Mongabay: Scientists warn Congress against declaring biomass burning carbon neutral


In the early spring of 2019, investigators tracked logging trucks from a mature hardwood forest en-route to a North Carolina wood pellet manufacturing facility. The clear cut from which the trees were removed is located in the Tar-Pamlico River basin, alongside Sandy Creek, which feeds into North Carolina’s Pamlico Sound. Credit: Dogwood Alliance.

This story of mine posted during the same week that The New York Times reported that the Trump Administration had reversed or was in the process of reversing 99 environmental regulations designed to protect our air, water, wildlife, national parks and fragile ecosystems. Now, the EPA is set to issue a new ruling that very well could imperil the nation’s privately held woodlands from coast to coast. If the US defines the burning of wood pellets — a focus of my reporting for more than two years now — as carbon neutral, we are likely to see utilities shift in parts of the country to burning wood for energy. Some of the wood will come tree farms grown for wood products. But too much will come from established forests and thriving ecosystems.

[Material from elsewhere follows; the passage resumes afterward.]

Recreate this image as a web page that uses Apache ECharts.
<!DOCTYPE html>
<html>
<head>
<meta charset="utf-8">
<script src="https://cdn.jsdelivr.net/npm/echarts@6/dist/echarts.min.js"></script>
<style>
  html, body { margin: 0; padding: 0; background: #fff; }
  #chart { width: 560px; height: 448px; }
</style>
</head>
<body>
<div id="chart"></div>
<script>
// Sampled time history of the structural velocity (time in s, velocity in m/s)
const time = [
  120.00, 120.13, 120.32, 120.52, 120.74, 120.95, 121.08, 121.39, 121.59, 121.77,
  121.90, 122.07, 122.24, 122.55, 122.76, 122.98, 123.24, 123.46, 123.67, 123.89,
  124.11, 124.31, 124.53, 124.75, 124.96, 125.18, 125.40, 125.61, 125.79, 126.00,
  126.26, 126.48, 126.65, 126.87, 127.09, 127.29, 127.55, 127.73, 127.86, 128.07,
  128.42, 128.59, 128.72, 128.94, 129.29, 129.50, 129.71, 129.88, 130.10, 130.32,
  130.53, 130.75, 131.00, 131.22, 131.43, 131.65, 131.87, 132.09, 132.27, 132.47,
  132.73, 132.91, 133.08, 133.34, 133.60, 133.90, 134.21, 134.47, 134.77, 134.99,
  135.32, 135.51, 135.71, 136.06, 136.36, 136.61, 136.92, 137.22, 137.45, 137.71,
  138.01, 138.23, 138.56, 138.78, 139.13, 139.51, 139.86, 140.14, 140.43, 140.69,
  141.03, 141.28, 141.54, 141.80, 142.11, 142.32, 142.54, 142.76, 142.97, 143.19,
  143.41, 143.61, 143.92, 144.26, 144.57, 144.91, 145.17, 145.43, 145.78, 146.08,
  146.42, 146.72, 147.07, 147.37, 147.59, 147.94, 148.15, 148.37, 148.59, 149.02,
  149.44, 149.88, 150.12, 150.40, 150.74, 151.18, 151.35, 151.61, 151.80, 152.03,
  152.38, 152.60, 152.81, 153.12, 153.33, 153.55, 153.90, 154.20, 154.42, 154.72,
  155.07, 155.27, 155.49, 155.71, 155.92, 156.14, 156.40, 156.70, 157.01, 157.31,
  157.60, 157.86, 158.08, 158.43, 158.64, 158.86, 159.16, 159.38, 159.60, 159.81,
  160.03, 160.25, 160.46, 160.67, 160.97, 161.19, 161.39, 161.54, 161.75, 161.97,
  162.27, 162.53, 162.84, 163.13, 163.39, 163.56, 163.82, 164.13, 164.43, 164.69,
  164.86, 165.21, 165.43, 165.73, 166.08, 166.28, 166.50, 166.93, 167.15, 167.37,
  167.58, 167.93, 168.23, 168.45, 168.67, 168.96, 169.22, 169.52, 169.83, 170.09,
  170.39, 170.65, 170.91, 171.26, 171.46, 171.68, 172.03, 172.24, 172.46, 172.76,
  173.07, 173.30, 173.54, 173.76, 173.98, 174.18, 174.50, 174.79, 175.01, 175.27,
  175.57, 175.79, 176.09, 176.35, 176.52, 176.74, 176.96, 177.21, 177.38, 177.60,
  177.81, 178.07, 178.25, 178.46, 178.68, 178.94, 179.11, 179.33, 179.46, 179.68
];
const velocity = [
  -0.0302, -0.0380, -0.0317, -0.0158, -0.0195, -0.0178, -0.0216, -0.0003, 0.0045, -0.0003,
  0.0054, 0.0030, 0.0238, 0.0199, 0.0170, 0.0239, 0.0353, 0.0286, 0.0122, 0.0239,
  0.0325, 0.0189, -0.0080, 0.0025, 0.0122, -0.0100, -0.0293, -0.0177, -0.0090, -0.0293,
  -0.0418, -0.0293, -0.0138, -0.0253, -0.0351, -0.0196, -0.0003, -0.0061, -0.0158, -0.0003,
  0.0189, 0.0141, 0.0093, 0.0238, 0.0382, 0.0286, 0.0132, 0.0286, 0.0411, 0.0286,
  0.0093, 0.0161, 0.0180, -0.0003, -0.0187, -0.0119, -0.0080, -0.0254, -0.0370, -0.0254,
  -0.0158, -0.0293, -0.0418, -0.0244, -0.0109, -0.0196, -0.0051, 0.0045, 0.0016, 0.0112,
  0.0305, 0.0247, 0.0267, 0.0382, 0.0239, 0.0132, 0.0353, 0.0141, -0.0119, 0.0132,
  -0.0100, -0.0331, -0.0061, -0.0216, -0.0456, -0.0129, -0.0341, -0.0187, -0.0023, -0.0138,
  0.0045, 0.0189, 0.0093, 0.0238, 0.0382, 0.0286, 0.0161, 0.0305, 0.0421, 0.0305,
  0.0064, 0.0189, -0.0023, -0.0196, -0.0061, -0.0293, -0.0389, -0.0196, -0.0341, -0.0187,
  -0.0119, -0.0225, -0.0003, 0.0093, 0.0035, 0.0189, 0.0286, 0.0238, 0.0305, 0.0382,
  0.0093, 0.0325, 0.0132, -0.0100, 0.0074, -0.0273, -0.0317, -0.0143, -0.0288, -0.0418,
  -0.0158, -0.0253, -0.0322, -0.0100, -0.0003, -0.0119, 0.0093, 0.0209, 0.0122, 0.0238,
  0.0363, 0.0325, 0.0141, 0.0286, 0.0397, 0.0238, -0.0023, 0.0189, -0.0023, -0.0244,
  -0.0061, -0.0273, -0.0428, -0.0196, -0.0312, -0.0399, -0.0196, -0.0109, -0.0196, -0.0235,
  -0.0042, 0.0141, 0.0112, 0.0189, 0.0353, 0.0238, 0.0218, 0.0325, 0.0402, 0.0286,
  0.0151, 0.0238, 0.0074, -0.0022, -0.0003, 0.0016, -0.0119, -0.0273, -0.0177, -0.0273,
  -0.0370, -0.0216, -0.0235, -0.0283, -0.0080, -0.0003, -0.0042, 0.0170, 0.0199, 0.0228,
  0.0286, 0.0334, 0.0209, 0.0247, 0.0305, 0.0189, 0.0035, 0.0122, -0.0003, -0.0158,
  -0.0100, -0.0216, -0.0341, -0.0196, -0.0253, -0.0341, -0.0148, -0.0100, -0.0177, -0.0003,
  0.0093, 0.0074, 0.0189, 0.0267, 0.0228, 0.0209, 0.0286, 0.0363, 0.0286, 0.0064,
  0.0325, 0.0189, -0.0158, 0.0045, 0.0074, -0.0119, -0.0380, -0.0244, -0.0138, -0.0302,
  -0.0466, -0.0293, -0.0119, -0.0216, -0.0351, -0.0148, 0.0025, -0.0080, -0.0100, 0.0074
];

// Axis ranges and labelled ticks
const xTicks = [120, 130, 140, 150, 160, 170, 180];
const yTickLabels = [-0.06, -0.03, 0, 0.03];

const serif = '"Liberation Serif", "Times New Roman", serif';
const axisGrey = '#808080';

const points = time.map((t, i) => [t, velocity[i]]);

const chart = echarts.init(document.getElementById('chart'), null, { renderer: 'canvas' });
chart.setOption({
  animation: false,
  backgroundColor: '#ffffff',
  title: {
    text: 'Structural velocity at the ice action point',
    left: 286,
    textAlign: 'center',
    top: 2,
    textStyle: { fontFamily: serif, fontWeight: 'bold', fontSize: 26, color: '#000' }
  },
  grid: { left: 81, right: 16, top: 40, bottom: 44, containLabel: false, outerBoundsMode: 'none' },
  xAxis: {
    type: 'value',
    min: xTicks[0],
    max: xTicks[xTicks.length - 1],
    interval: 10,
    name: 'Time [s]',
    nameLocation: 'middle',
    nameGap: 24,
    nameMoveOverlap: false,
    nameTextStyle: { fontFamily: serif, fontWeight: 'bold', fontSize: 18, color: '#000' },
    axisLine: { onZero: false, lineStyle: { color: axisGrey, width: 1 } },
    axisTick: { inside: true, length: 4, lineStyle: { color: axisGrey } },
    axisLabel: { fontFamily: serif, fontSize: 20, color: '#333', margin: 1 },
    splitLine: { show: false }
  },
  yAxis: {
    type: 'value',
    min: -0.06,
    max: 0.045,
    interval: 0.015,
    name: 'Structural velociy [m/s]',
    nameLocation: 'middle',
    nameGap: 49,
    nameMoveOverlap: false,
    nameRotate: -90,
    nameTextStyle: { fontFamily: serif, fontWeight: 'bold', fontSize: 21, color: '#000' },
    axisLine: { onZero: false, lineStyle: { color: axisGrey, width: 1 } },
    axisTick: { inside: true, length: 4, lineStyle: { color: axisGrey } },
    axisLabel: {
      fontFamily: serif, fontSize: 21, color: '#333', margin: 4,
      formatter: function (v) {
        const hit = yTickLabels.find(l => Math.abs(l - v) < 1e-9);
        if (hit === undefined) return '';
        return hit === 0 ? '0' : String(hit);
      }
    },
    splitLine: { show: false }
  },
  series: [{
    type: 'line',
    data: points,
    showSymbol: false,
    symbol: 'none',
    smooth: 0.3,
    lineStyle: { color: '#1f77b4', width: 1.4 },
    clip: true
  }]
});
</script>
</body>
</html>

My story focuses on a letter to Congressional leaders on House and Senate environmental committees from 200 scientists in 35 states urging them to look closing at the peer-reviewed science and protect the nations woodlands from the carbon-neutral designation.

The science could not be more clear. Burning wood for energy is not carbon neutral in any acceptable timeframe given the accelerating pace of global warming. Trees, whether in the tropics, temperate zones or boreal forests, remain the most reliable way of pulling greenhouse gases from the atmosphere and storing it in their leaves, limbs, trunks and soil as long as those trees are standing. In no sane world would we be clear-cutting forests for the wood to be pelletized and burned for energy. Yet this form of energy, with the carbon neutrality loophole (see story for details) is increasing across Europe, the United Kingdom and now Asia.

“The only option we have right now to avoid climate disaster is [to conserve] the natural world,” Bill Moomaw, co-author of the letter to Congress and a leading forest ecologist from Tufts University, told me in an interview for this story. “Forests are the one thing we have the greatest potential to protect. If we let them grow, they will store more and more carbon.”


Pine forests cut to provide wood pellets for power plants are replanted, according to the forestry industry, so woody biomass as an energy resource could technically be called carbon neutral, but only over the long term. It takes many decades for new trees to mature and for the carbon equation to balance out. Photo credit: ChattOconeeNF on Visualhunt.com / CC BY.

Mongabay @ COP25: Hopes dim as UN climate delegates dicker over Article 6 and world burns: critics

Delegates have set a low bar at the COP25 climate summit, putting the world’s future at risk, according to critics.

After arriving at the cavernous venue on the outskirts of Madrid, Spain, on Friday, December 6 (happy birthday, Dad) for my first day at the 25th UN Climate Summit, I wondered around in a jet lag haze until I received my credentials, got my bearings, and figured out the venue’s layout. Then I contacted a reliable source and said, “I’m ready to get started.” And he was ready to brief me and put me in touch with the exact sources I needed — including one (Bill Moomaw of Tufts) who I’ve been eager to talk with for nearly two years.

The story, linked here, is a follow up to my pre-COP25 story of a week ago, only this one is far more detailed, and in many ways far more accurate and realistic. It simply doesn’t seem to matter to the delegates and leaders of the world’s largest economies that they alone hold the fate of the planet in their hands. And they are utterly failing.


Bill Moomaw, a leading expert on international climate policy and a former author of United Nations climate change reports.